— Start of DATA EXCERPT —

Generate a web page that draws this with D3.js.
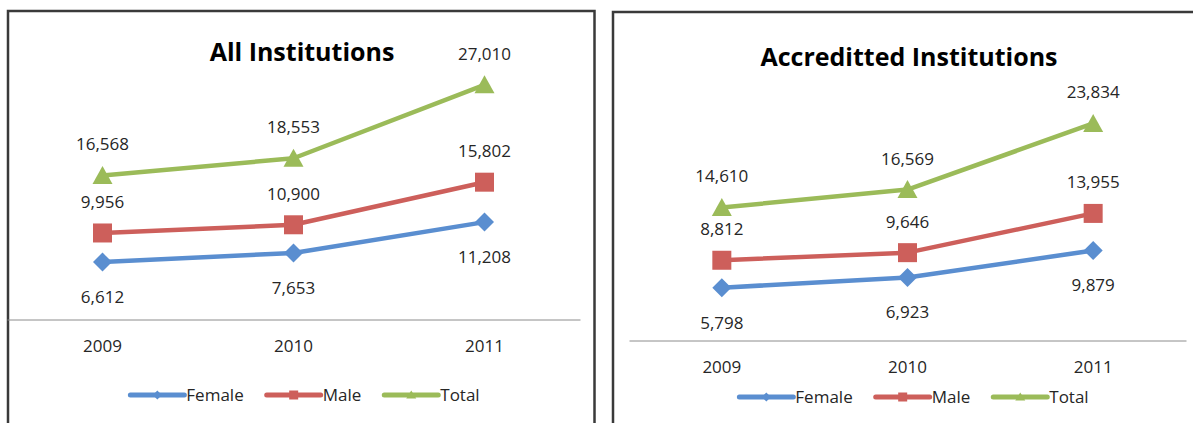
<!DOCTYPE html>
<html lang="en">
<head>
  <meta charset="UTF-8">
  <title>All vs Accredited Institutions</title>
  <script src="https://d3js.org/d3.v7.min.js"></script>
  <style>
    body { margin: 0; background: #fff; }
    svg text { font-family: 'Open Sans', sans-serif; }
    .title { font-weight: bold; fill: #000; }
    .lbl { fill: #262626; }
    .axis .domain { stroke: #8c8c8c; stroke-width: 1; }
    .axis text { fill: #262626; }
  </style>
</head>
<body>
<script>
  // data
  const years = ["2009", "2010", "2011"];
  const seriesNames = ["Female", "Male", "Total"];
  const allFemale = [6612, 7653, 11208];
  const allMale = [9956, 10900, 15802];
  const allTotal = [16568, 18553, 27010];
  const accFemale = [5798, 6923, 9879];
  const accMale = [8812, 9646, 13955];
  const accTotal = [14610, 16569, 23834];

  const colors = { Female: "#5a8ed0", Male: "#cd5f5b", Total: "#9bbb59" };
  // label offset from the point (centre of text)
  const labelDy = { Female: 35, Male: -31, Total: -31 };

  const svg = d3.select("body").append("svg")
    .attr("width", 1193).attr("height", 423);

  function markerPath(name, s) {
    const h = s / 2;
    if (name === "Female") return `M0,${-h}L${h},0L0,${h}L${-h},0Z`;
    if (name === "Male") return `M${-h},${-h}H${h}V${h}H${-h}Z`;
    return `M0,${-h}L${h + 0.5},${h - 1}H${-h - 0.5}Z`;
  }

  function drawChart(cfg, series) {
    const g = svg.append("g");

    // chart frame
    g.append("rect")
      .attr("x", cfg.frame[0]).attr("y", cfg.frame[1])
      .attr("width", cfg.frame[2]).attr("height", cfg.frame[3])
      .attr("fill", "none").attr("stroke", "#3a3a3a").attr("stroke-width", 2.5);

    g.append("text").attr("class", "title")
      .attr("x", cfg.titleX).attr("y", cfg.titleY)
      .attr("text-anchor", "middle")
      .style("font-size", "25px")
      .text(cfg.title);

    const x = d3.scaleBand().domain(years).range(cfg.xRange);
    const y = d3.scaleLinear().domain([0, 30000]).range(cfg.yRange);
    const cx = d => x(d) + x.bandwidth() / 2;

    g.append("g").attr("class", "axis")
      .attr("transform", `translate(0,${cfg.yRange[0]})`)
      .call(d3.axisBottom(x).tickSize(0).tickPadding(20))
      .call(a => a.selectAll("text").style("font-size", "17px").style("font-family", "'Open Sans', sans-serif"));

    const line = d3.line().x(d => cx(d.year)).y(d => y(d.v));

    seriesNames.forEach((name, si) => {
      const pts = years.map((yr, i) => ({ year: yr, v: series[si][i] }));
      g.append("path").datum(pts)
        .attr("d", line)
        .attr("fill", "none")
        .attr("stroke", colors[name])
        .attr("stroke-width", 4.5)
        .attr("stroke-linejoin", "round");

      g.selectAll(null).data(pts).join("path")
        .attr("transform", d => `translate(${cx(d.year)},${y(d.v)})`)
        .attr("d", markerPath(name, 19))
        .attr("fill", colors[name]);

      g.selectAll(null).data(pts).join("text")
        .attr("class", "lbl")
        .attr("x", d => cx(d.year))
        .attr("y", d => y(d.v) + labelDy[name])
        .attr("dy", "0.35em")
        .attr("text-anchor", "middle")
        .style("font-size", "17px")
        .text(d => d3.format(",")(d.v));
    });

    // legend, centred under the plot
    const leg = g.append("g");
    let lx = 0;
    seriesNames.forEach(name => {
      const it = leg.append("g").attr("transform", `translate(${lx},0)`);
      it.append("line").attr("x1", 0).attr("x2", 54)
        .attr("stroke", colors[name]).attr("stroke-width", 5)
        .attr("stroke-linecap", "round");
      it.append("path").attr("transform", "translate(27,0)")
        .attr("d", markerPath(name, 9)).attr("fill", colors[name]);
      const t = it.append("text").attr("class", "lbl")
        .attr("x", 56).attr("dy", "0.35em")
        .style("font-size", "17px").text(name);
      lx += 56 + t.node().getComputedTextLength() + 23;
    });
    const lw = lx - 23;
    leg.attr("transform", `translate(${cfg.legendCx - lw / 2},${cfg.legendY})`);
  }

  drawChart({
    frame: [8, 11, 586.5, 430],
    title: "All Institutions", titleX: 302, titleY: 61,
    xRange: [7, 580], yRange: [319.5, 58.8],
    legendCx: 305, legendY: 395
  }, [allFemale, allMale, allTotal]);

  drawChart({
    frame: [613, 12, 600, 430],
    title: "Accreditted Institutions", titleX: 909, titleY: 66,
    xRange: [629, 1186], yRange: [340.5, 67.3],
    legendCx: 914, legendY: 397
  }, [accFemale, accMale, accTotal]);
</script>
</body>
</html>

— End of DATA EXCERPT —

» SHORT TASK:
Return the whole listing, word for word, and leave out every picture.

» SOLUTION FOR THIS PROBLEM:
Generate a web page that draws this with D3.js.
<!DOCTYPE html>
<html lang="en">
<head>
  <meta charset="UTF-8">
  <title>All vs Accredited Institutions</title>
  <script src="https://d3js.org/d3.v7.min.js"></script>
  <style>
    body { margin: 0; background: #fff; }
    svg text { font-family: 'Open Sans', sans-serif; }
    .title { font-weight: bold; fill: #000; }
    .lbl { fill: #262626; }
    .axis .domain { stroke: #8c8c8c; stroke-width: 1; }
    .axis text { fill: #262626; }
  </style>
</head>
<body>
<script>
  // data
  const years = ["2009", "2010", "2011"];
  const seriesNames = ["Female", "Male", "Total"];
  const allFemale = [6612, 7653, 11208];
  const allMale = [9956, 10900, 15802];
  const allTotal = [16568, 18553, 27010];
  const accFemale = [5798, 6923, 9879];
  const accMale = [8812, 9646, 13955];
  const accTotal = [14610, 16569, 23834];

  const colors = { Female: "#5a8ed0", Male: "#cd5f5b", Total: "#9bbb59" };
  // label offset from the point (centre of text)
  const labelDy = { Female: 35, Male: -31, Total: -31 };

  const svg = d3.select("body").append("svg")
    .attr("width", 1193).attr("height", 423);

  function markerPath(name, s) {
    const h = s / 2;
    if (name === "Female") return `M0,${-h}L${h},0L0,${h}L${-h},0Z`;
    if (name === "Male") return `M${-h},${-h}H${h}V${h}H${-h}Z`;
    return `M0,${-h}L${h + 0.5},${h - 1}H${-h - 0.5}Z`;
  }

  function drawChart(cfg, series) {
    const g = svg.append("g");

    // chart frame
    g.append("rect")
      .attr("x", cfg.frame[0]).attr("y", cfg.frame[1])
      .attr("width", cfg.frame[2]).attr("height", cfg.frame[3])
      .attr("fill", "none").attr("stroke", "#3a3a3a").attr("stroke-width", 2.5);

    g.append("text").attr("class", "title")
      .attr("x", cfg.titleX).attr("y", cfg.titleY)
      .attr("text-anchor", "middle")
      .style("font-size", "25px")
      .text(cfg.title);

    const x = d3.scaleBand().domain(years).range(cfg.xRange);
    const y = d3.scaleLinear().domain([0, 30000]).range(cfg.yRange);
    const cx = d => x(d) + x.bandwidth() / 2;

    g.append("g").attr("class", "axis")
      .attr("transform", `translate(0,${cfg.yRange[0]})`)
      .call(d3.axisBottom(x).tickSize(0).tickPadding(20))
      .call(a => a.selectAll("text").style("font-size", "17px").style("font-family", "'Open Sans', sans-serif"));

    const line = d3.line().x(d => cx(d.year)).y(d => y(d.v));

    seriesNames.forEach((name, si) => {
      const pts = years.map((yr, i) => ({ year: yr, v: series[si][i] }));
      g.append("path").datum(pts)
        .attr("d", line)
        .attr("fill", "none")
        .attr("stroke", colors[name])
        .attr("stroke-width", 4.5)
        .attr("stroke-linejoin", "round");

      g.selectAll(null).data(pts).join("path")
        .attr("transform", d => `translate(${cx(d.year)},${y(d.v)})`)
        .attr("d", markerPath(name, 19))
        .attr("fill", colors[name]);

      g.selectAll(null).data(pts).join("text")
        .attr("class", "lbl")
        .attr("x", d => cx(d.year))
        .attr("y", d => y(d.v) + labelDy[name])
        .attr("dy", "0.35em")
        .attr("text-anchor", "middle")
        .style("font-size", "17px")
        .text(d => d3.format(",")(d.v));
    });

    // legend, centred under the plot
    const leg = g.append("g");
    let lx = 0;
    seriesNames.forEach(name => {
      const it = leg.append("g").attr("transform", `translate(${lx},0)`);
      it.append("line").attr("x1", 0).attr("x2", 54)
        .attr("stroke", colors[name]).attr("stroke-width", 5)
        .attr("stroke-linecap", "round");
      it.append("path").attr("transform", "translate(27,0)")
        .attr("d", markerPath(name, 9)).attr("fill", colors[name]);
      const t = it.append("text").attr("class", "lbl")
        .attr("x", 56).attr("dy", "0.35em")
        .style("font-size", "17px").text(name);
      lx += 56 + t.node().getComputedTextLength() + 23;
    });
    const lw = lx - 23;
    leg.attr("transform", `translate(${cfg.legendCx - lw / 2},${cfg.legendY})`);
  }

  drawChart({
    frame: [8, 11, 586.5, 430],
    title: "All Institutions", titleX: 302, titleY: 61,
    xRange: [7, 580], yRange: [319.5, 58.8],
    legendCx: 305, legendY: 395
  }, [allFemale, allMale, allTotal]);

  drawChart({
    frame: [613, 12, 600, 430],
    title: "Accreditted Institutions", titleX: 909, titleY: 66,
    xRange: [629, 1186], yRange: [340.5, 67.3],
    legendCx: 914, legendY: 397
  }, [accFemale, accMale, accTotal]);
</script>
</body>
</html>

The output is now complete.